English politician (1657–1709)

Robert Lloyd (1657 – 1 June 1709) was an English Tory politician. He sat as MP for Shropshire from 12 December 1699 till 1702 and 1705 till 1708.

== Family and education ==
Robert Lloyd was baptised 9 February 1657, he was the fourth but first surviving son of Thomas Lloyd (died 1692) and Sarah, the daughter of Francis Albany. With £3500, he married Mary, the daughter of Sir John Bridgeman, 2nd Baronet, the marriage was settled on 1 April 1684 and they had three sons and one daughter.

== Political career ==
Robert Lloyd supported the Tory Edward Kynaston in the county election in 1698 and succeeded Kynaston as a candidate when Kynaston died in May 1699. He was returned unopposed at the by-election on 12 December 1699 and again in the February 1701 general election. In December 1701, he stood with fellow Tory Roger Owen and was returned after a contest against two Whigs, one of whom was his brother-in-law Richard Corbet.

In 1705, he reached an electoral agreement with the Whig Sir Robert Corbet, 4th Baronet and was elected without contest.

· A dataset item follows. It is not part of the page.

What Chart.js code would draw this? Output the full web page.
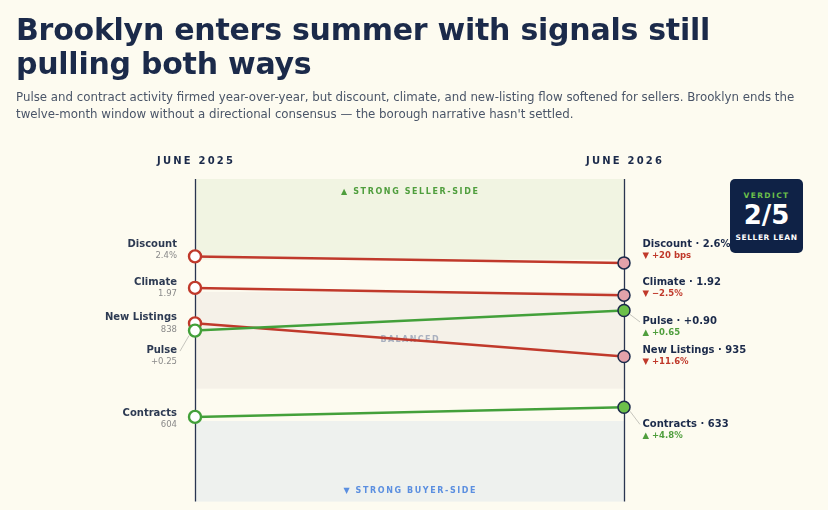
<!DOCTYPE html>
<html>
<head>
<meta charset="utf-8">
<script src="https://cdn.jsdelivr.net/npm/chart.js@4.4.1/dist/chart.umd.min.js"></script>
<style>
  html, body { margin:0; padding:0; background:#fdfbf0; }
  body { width:828px; height:510px; position:relative; overflow:hidden; font-family:"DejaVu Sans", sans-serif; }
  #title { position:absolute; left:16px; top:13px; font-size:30px; font-weight:bold; color:#1b2a4a; line-height:34px; letter-spacing:-0.25px; white-space:nowrap; }
  #sub { position:absolute; left:16px; top:89px; font-size:11.8px; color:#4a5568; line-height:16.5px; white-space:nowrap; }
  #chartwrap { position:absolute; left:0; top:0; width:828px; height:510px; }
  #verdict { position:absolute; left:730px; top:179px; width:73px; height:74px; background:#0f2246; border-radius:5px; color:#fff; text-align:center; }
  #verdict .k { font-size:7.5px; font-weight:bold; color:#6cc04a; letter-spacing:1.4px; margin-top:12px; }
  #verdict .v { font-size:26px; font-weight:bold; line-height:26px; margin-top:2px; }
  #verdict .s { font-size:7.5px; font-weight:bold; letter-spacing:0.6px; margin-top:5px; }
</style>
</head>
<body>
<div id="chartwrap"><canvas id="c" width="828" height="510"></canvas></div>
<div id="title">Brooklyn enters summer with signals still<br>pulling both ways</div>
<div id="sub">Pulse and contract activity firmed year-over-year, but discount, climate, and new-listing flow softened for sellers. Brooklyn ends the<br>twelve-month window without a directional consensus — the borough narrative hasn't settled.</div>
<div id="verdict"><div class="k">VERDICT</div><div class="v" id="vscore"></div><div class="s" id="vlabel"></div></div>
<script>
// ---- data ----
const periods = ["JUNE 2025", "JUNE 2026"];
const metrics = ["Discount", "Climate", "New Listings", "Pulse", "Contracts"];
const startValues = ["2.4%", "1.97", "838", "+0.25", "604"];
const endValues = ["2.6%", "1.92", "935", "+0.90", "633"];
const changes = ["+20 bps", "\u22122.5%", "+11.6%", "+0.65", "+4.8%"];
const sellerFavorable = [false, false, false, true, true];
// position on the seller/buyer signal scale (+2 strong seller … −2 strong buyer)
const scoreStart = [1.04, 0.65, 0.21, 0.12, -0.95];
const scoreEnd = [0.96, 0.56, -0.20, 0.37, -0.83];
const bandEdges = { sellerFrom: 1.0, balancedHigh: 0.6, balancedLow: -0.6, buyerTo: -1.0 };
const verdictScore = "2/5";
const verdictLabel = "SELLER LEAN";

document.getElementById('vscore').textContent = verdictScore;
document.getElementById('vlabel').textContent = verdictLabel;

// ---- styling / layout (not data) ----
const RED = "#c0392b", GREEN = "#43a03a", NAVY = "#1b2a4a";
const END_FILL = { red: "#e3a2aa", green: "#6cc04a" };
const leftOffsets = [-6.8, 0, 0, 25.5, 2.2];
const rightOffsets = [-13.2, -7.1, -0.5, 16.5, 22.2];

const datasets = metrics.map((m, i) => {
  const col = sellerFavorable[i] ? GREEN : RED;
  return {
    label: m,
    data: [{ x: 0, y: scoreStart[i] }, { x: 1, y: scoreEnd[i] }],
    borderColor: col,
    borderWidth: 2.5,
    pointRadius: 6,
    pointHoverRadius: 6,
    pointBackgroundColor: ["#ffffff", sellerFavorable[i] ? END_FILL.green : END_FILL.red],
    pointBorderColor: [col, NAVY],
    pointBorderWidth: [2.4, 1.5],
    clip: false,
    tension: 0,
    order: sellerFavorable[i] ? 0 : 1
  };
});

function spacedText(ctx, text, x, y, spacing, align) {
  const chars = [...text];
  const widths = chars.map(ch => ctx.measureText(ch).width);
  const total = widths.reduce((a, b) => a + b, 0) + spacing * (chars.length - 1);
  let cx = align === 'center' ? x - total / 2 : (align === 'right' ? x - total : x);
  ctx.textAlign = 'left';
  chars.forEach((ch, i) => { ctx.fillText(ch, cx, y); cx += widths[i] + spacing; });
}

const slopePlugin = {
  id: 'slope',
  beforeDatasetsDraw(chart) {
    const { ctx, chartArea: a, scales: { x, y } } = chart;
    ctx.save();
    const band = (hi, lo, color) => {
      const t = y.getPixelForValue(hi), b = y.getPixelForValue(lo);
      ctx.fillStyle = color;
      ctx.fillRect(a.left, t, a.right - a.left, b - t);
    };
    band(y.max, bandEdges.sellerFrom, "#f1f4e2");
    band(bandEdges.balancedHigh, bandEdges.balancedLow, "#f5f1e8");
    band(bandEdges.buyerTo, y.min, "#eef1ee");
    ctx.textBaseline = 'middle';
    ctx.font = "bold 8px 'DejaVu Sans'";
    ctx.fillStyle = "#4f9e3d";
    const cx = (a.left + a.right) / 2;
    spacedText(ctx, "\u25B2 STRONG SELLER-SIDE", cx, a.top + 13, 1.6, 'center');
    ctx.fillStyle = "#5b8fe0";
    spacedText(ctx, "\u25BC STRONG BUYER-SIDE", cx, a.bottom - 11, 1.6, 'center');
    ctx.fillStyle = "#a9b0bf";
    spacedText(ctx, "BALANCED", cx, y.getPixelForValue((bandEdges.balancedHigh + bandEdges.balancedLow) / 2), 1.4, 'center');
    ctx.strokeStyle = "#2a3550";
    ctx.lineWidth = 1.3;
    [0, 1].forEach(v => {
      const px = Math.round(x.getPixelForValue(v)) + 0.5;
      ctx.beginPath(); ctx.moveTo(px, a.top); ctx.lineTo(px, a.bottom); ctx.stroke();
    });
    ctx.fillStyle = NAVY;
    ctx.font = "bold 10px 'DejaVu Sans'";
    spacedText(ctx, periods[0], x.getPixelForValue(0), a.top - 18, 2.2, 'center');
    spacedText(ctx, periods[1], x.getPixelForValue(1), a.top - 18, 2.2, 'center');
    ctx.restore();
  },
  afterDatasetsDraw(chart) {
    const { ctx, scales: { x, y } } = chart;
    ctx.save();
    ctx.textBaseline = 'middle';
    const xl = x.getPixelForValue(0), xr = x.getPixelForValue(1);
    metrics.forEach((m, i) => {
      const py = y.getPixelForValue(scoreStart[i]);
      const ly = py + leftOffsets[i];
      if (Math.abs(leftOffsets[i]) > 15) {
        ctx.strokeStyle = "#b8b8b0"; ctx.lineWidth = 0.8;
        ctx.beginPath(); ctx.moveTo(xl - 6, py + 5); ctx.lineTo(xl - 15, ly - 5); ctx.stroke();
      }
      ctx.textAlign = 'right';
      ctx.fillStyle = "#2d3a52";
      ctx.font = "bold 10px 'DejaVu Sans'";
      ctx.fillText(m, xl - 18, ly - 5.5);
      ctx.fillStyle = "#8a8a8a";
      ctx.font = "8.5px 'DejaVu Sans'";
      ctx.fillText(startValues[i], xl - 18, ly + 6);
      const pr = y.getPixelForValue(scoreEnd[i]);
      const ry = pr + rightOffsets[i];
      if (Math.abs(rightOffsets[i]) > 15) {
        ctx.strokeStyle = "#b8b8b0"; ctx.lineWidth = 0.8;
        ctx.beginPath(); ctx.moveTo(xr + 6, pr + 4); ctx.lineTo(xr + 16, ry - 5); ctx.stroke();
      }
      ctx.textAlign = 'left';
      ctx.fillStyle = NAVY;
      ctx.font = "bold 10px 'DejaVu Sans'";
      ctx.fillText(m + " \u00B7 " + endValues[i], xr + 18.5, ry - 5.5);
      const fav = sellerFavorable[i];
      ctx.fillStyle = fav ? "#4f9e3d" : "#c0392b";
      ctx.font = "bold 8.5px 'DejaVu Sans'";
      ctx.fillText((fav ? "\u25B2 " : "\u25BC ") + changes[i], xr + 18.5, ry + 6);
    });
    ctx.restore();
  }
};

new Chart(document.getElementById('c'), {
  type: 'line',
  data: { datasets },
  options: {
    responsive: false,
    maintainAspectRatio: false,
    animation: false,
    events: [],
    layout: { padding: { left: 195, right: 204, top: 179, bottom: 7 } },
    plugins: { legend: { display: false }, tooltip: { enabled: false } },
    scales: {
      x: { type: 'linear', min: 0, max: 1, display: false },
      y: { type: 'linear', min: -2, max: 2, display: false }
    }
  },
  plugins: [slopePlugin]
});
</script>
</body>
</html>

On 25 October 1705, he voted against the Court candidate for Speaker, John Smith instead supporting the Tory candidate, William Bromley.

On 20 February 1708, he was given a leave of absence to recover his health and in the 1708 general election, he did not stand.

== Death ==
He died on 1 June 1709 and was buried in the family chapel at Aston.